§ Required task
Reproduce all the lines below exactly and omit the images.

§ Recorded data

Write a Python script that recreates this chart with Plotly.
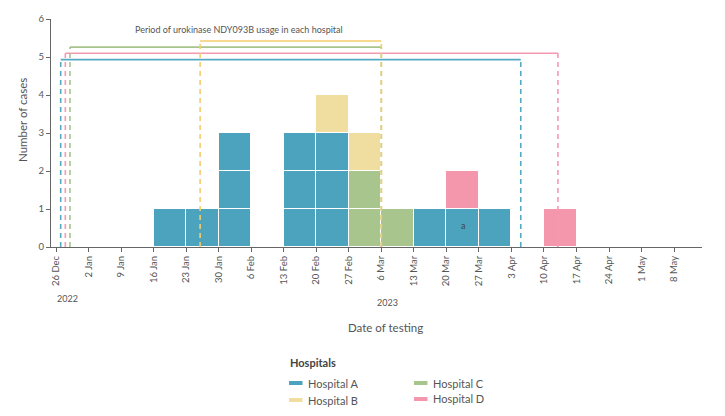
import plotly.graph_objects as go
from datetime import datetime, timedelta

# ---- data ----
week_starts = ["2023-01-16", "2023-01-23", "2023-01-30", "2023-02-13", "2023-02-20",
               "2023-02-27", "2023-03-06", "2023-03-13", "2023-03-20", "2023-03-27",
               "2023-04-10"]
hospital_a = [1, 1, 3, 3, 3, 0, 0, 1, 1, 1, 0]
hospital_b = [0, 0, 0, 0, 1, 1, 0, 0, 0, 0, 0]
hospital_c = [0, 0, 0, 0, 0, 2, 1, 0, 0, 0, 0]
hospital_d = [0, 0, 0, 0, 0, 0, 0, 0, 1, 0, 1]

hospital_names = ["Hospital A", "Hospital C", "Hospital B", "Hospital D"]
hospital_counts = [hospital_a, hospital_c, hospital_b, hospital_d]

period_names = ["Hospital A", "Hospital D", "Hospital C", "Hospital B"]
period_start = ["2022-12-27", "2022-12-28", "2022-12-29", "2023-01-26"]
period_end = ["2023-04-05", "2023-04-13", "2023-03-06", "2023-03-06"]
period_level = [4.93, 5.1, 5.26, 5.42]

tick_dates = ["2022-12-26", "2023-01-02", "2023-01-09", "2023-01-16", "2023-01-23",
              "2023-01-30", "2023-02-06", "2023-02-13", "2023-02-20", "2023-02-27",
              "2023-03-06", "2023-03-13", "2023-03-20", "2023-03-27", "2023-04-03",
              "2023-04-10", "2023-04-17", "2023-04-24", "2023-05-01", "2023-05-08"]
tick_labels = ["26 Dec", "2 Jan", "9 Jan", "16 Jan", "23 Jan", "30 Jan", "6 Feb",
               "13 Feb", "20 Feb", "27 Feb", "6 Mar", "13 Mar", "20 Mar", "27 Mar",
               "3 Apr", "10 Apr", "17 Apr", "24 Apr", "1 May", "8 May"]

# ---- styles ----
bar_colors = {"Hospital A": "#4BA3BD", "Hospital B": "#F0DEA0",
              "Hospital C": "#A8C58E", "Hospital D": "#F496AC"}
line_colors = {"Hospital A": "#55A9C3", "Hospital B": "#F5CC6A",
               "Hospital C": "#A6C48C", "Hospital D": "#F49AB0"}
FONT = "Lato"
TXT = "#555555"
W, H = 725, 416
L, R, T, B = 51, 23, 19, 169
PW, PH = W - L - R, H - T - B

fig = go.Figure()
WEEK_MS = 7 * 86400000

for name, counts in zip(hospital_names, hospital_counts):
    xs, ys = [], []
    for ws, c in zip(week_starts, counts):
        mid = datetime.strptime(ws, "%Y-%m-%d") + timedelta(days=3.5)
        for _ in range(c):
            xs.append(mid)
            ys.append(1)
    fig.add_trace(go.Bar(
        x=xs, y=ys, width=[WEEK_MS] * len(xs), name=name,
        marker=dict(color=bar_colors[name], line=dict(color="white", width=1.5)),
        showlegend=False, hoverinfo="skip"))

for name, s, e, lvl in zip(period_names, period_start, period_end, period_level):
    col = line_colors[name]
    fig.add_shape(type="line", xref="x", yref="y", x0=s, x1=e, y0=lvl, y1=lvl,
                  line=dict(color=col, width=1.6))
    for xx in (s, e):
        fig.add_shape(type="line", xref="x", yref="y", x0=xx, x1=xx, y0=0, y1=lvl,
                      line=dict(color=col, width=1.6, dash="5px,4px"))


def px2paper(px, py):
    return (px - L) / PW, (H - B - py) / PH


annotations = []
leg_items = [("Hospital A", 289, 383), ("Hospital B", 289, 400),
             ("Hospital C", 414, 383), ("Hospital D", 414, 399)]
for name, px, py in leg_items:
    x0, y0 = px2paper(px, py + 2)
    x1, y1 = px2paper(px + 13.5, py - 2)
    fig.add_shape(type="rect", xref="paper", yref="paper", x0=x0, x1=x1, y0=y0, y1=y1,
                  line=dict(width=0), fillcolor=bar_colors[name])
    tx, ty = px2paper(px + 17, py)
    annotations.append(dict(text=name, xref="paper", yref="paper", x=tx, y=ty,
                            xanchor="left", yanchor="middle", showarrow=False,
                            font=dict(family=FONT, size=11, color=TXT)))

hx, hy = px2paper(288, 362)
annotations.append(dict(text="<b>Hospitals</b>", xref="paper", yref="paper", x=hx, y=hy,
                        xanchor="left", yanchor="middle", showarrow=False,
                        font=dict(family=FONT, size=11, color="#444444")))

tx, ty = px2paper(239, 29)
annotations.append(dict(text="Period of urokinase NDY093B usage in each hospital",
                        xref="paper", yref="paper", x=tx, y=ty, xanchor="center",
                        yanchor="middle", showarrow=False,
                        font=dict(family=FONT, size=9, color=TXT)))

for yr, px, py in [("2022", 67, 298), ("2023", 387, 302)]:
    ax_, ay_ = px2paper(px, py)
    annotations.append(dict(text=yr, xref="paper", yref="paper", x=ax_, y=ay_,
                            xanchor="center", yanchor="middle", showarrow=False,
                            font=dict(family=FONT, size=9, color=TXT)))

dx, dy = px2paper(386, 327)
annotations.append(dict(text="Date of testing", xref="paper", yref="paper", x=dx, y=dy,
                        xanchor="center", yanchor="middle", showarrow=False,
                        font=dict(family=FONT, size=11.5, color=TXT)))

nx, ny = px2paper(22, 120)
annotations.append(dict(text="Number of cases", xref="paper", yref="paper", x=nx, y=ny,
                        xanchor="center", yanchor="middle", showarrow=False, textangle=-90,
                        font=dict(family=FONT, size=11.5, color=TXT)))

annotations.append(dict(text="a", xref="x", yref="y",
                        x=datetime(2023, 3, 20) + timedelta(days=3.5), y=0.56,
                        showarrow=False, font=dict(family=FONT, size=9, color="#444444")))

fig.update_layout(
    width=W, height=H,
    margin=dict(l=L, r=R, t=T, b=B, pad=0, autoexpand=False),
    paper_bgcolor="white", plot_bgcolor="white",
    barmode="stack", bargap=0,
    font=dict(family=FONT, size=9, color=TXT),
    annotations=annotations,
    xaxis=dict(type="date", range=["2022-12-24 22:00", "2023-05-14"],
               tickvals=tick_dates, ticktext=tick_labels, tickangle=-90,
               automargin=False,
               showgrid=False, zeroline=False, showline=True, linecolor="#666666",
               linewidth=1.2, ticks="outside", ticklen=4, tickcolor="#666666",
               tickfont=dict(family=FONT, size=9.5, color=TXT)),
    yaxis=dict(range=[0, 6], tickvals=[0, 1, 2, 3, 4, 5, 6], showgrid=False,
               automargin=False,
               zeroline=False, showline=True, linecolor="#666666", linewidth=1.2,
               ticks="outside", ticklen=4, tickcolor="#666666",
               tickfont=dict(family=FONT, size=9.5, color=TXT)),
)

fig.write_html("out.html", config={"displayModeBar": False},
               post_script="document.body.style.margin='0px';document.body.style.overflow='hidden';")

§ Complete answer
Write a Python script that recreates this chart with Plotly.
import plotly.graph_objects as go
from datetime import datetime, timedelta

# ---- data ----
week_starts = ["2023-01-16", "2023-01-23", "2023-01-30", "2023-02-13", "2023-02-20",
               "2023-02-27", "2023-03-06", "2023-03-13", "2023-03-20", "2023-03-27",
               "2023-04-10"]
hospital_a = [1, 1, 3, 3, 3, 0, 0, 1, 1, 1, 0]
hospital_b = [0, 0, 0, 0, 1, 1, 0, 0, 0, 0, 0]
hospital_c = [0, 0, 0, 0, 0, 2, 1, 0, 0, 0, 0]
hospital_d = [0, 0, 0, 0, 0, 0, 0, 0, 1, 0, 1]

hospital_names = ["Hospital A", "Hospital C", "Hospital B", "Hospital D"]
hospital_counts = [hospital_a, hospital_c, hospital_b, hospital_d]

period_names = ["Hospital A", "Hospital D", "Hospital C", "Hospital B"]
period_start = ["2022-12-27", "2022-12-28", "2022-12-29", "2023-01-26"]
period_end = ["2023-04-05", "2023-04-13", "2023-03-06", "2023-03-06"]
period_level = [4.93, 5.1, 5.26, 5.42]

tick_dates = ["2022-12-26", "2023-01-02", "2023-01-09", "2023-01-16", "2023-01-23",
              "2023-01-30", "2023-02-06", "2023-02-13", "2023-02-20", "2023-02-27",
              "2023-03-06", "2023-03-13", "2023-03-20", "2023-03-27", "2023-04-03",
              "2023-04-10", "2023-04-17", "2023-04-24", "2023-05-01", "2023-05-08"]
tick_labels = ["26 Dec", "2 Jan", "9 Jan", "16 Jan", "23 Jan", "30 Jan", "6 Feb",
               "13 Feb", "20 Feb", "27 Feb", "6 Mar", "13 Mar", "20 Mar", "27 Mar",
               "3 Apr", "10 Apr", "17 Apr", "24 Apr", "1 May", "8 May"]

# ---- styles ----
bar_colors = {"Hospital A": "#4BA3BD", "Hospital B": "#F0DEA0",
              "Hospital C": "#A8C58E", "Hospital D": "#F496AC"}
line_colors = {"Hospital A": "#55A9C3", "Hospital B": "#F5CC6A",
               "Hospital C": "#A6C48C", "Hospital D": "#F49AB0"}
FONT = "Lato"
TXT = "#555555"
W, H = 725, 416
L, R, T, B = 51, 23, 19, 169
PW, PH = W - L - R, H - T - B

fig = go.Figure()
WEEK_MS = 7 * 86400000

for name, counts in zip(hospital_names, hospital_counts):
    xs, ys = [], []
    for ws, c in zip(week_starts, counts):
        mid = datetime.strptime(ws, "%Y-%m-%d") + timedelta(days=3.5)
        for _ in range(c):
            xs.append(mid)
            ys.append(1)
    fig.add_trace(go.Bar(
        x=xs, y=ys, width=[WEEK_MS] * len(xs), name=name,
        marker=dict(color=bar_colors[name], line=dict(color="white", width=1.5)),
        showlegend=False, hoverinfo="skip"))

for name, s, e, lvl in zip(period_names, period_start, period_end, period_level):
    col = line_colors[name]
    fig.add_shape(type="line", xref="x", yref="y", x0=s, x1=e, y0=lvl, y1=lvl,
                  line=dict(color=col, width=1.6))
    for xx in (s, e):
        fig.add_shape(type="line", xref="x", yref="y", x0=xx, x1=xx, y0=0, y1=lvl,
                      line=dict(color=col, width=1.6, dash="5px,4px"))


def px2paper(px, py):
    return (px - L) / PW, (H - B - py) / PH


annotations = []
leg_items = [("Hospital A", 289, 383), ("Hospital B", 289, 400),
             ("Hospital C", 414, 383), ("Hospital D", 414, 399)]
for name, px, py in leg_items:
    x0, y0 = px2paper(px, py + 2)
    x1, y1 = px2paper(px + 13.5, py - 2)
    fig.add_shape(type="rect", xref="paper", yref="paper", x0=x0, x1=x1, y0=y0, y1=y1,
                  line=dict(width=0), fillcolor=bar_colors[name])
    tx, ty = px2paper(px + 17, py)
    annotations.append(dict(text=name, xref="paper", yref="paper", x=tx, y=ty,
                            xanchor="left", yanchor="middle", showarrow=False,
                            font=dict(family=FONT, size=11, color=TXT)))

hx, hy = px2paper(288, 362)
annotations.append(dict(text="<b>Hospitals</b>", xref="paper", yref="paper", x=hx, y=hy,
                        xanchor="left", yanchor="middle", showarrow=False,
                        font=dict(family=FONT, size=11, color="#444444")))

tx, ty = px2paper(239, 29)
annotations.append(dict(text="Period of urokinase NDY093B usage in each hospital",
                        xref="paper", yref="paper", x=tx, y=ty, xanchor="center",
                        yanchor="middle", showarrow=False,
                        font=dict(family=FONT, size=9, color=TXT)))

for yr, px, py in [("2022", 67, 298), ("2023", 387, 302)]:
    ax_, ay_ = px2paper(px, py)
    annotations.append(dict(text=yr, xref="paper", yref="paper", x=ax_, y=ay_,
                            xanchor="center", yanchor="middle", showarrow=False,
                            font=dict(family=FONT, size=9, color=TXT)))

dx, dy = px2paper(386, 327)
annotations.append(dict(text="Date of testing", xref="paper", yref="paper", x=dx, y=dy,
                        xanchor="center", yanchor="middle", showarrow=False,
                        font=dict(family=FONT, size=11.5, color=TXT)))

nx, ny = px2paper(22, 120)
annotations.append(dict(text="Number of cases", xref="paper", yref="paper", x=nx, y=ny,
                        xanchor="center", yanchor="middle", showarrow=False, textangle=-90,
                        font=dict(family=FONT, size=11.5, color=TXT)))

annotations.append(dict(text="a", xref="x", yref="y",
                        x=datetime(2023, 3, 20) + timedelta(days=3.5), y=0.56,
                        showarrow=False, font=dict(family=FONT, size=9, color="#444444")))

fig.update_layout(
    width=W, height=H,
    margin=dict(l=L, r=R, t=T, b=B, pad=0, autoexpand=False),
    paper_bgcolor="white", plot_bgcolor="white",
    barmode="stack", bargap=0,
    font=dict(family=FONT, size=9, color=TXT),
    annotations=annotations,
    xaxis=dict(type="date", range=["2022-12-24 22:00", "2023-05-14"],
               tickvals=tick_dates, ticktext=tick_labels, tickangle=-90,
               automargin=False,
               showgrid=False, zeroline=False, showline=True, linecolor="#666666",
               linewidth=1.2, ticks="outside", ticklen=4, tickcolor="#666666",
               tickfont=dict(family=FONT, size=9.5, color=TXT)),
    yaxis=dict(range=[0, 6], tickvals=[0, 1, 2, 3, 4, 5, 6], showgrid=False,
               automargin=False,
               zeroline=False, showline=True, linecolor="#666666", linewidth=1.2,
               ticks="outside", ticklen=4, tickcolor="#666666",
               tickfont=dict(family=FONT, size=9.5, color=TXT)),
)

fig.write_html("out.html", config={"displayModeBar": False},
               post_script="document.body.style.margin='0px';document.body.style.overflow='hidden';")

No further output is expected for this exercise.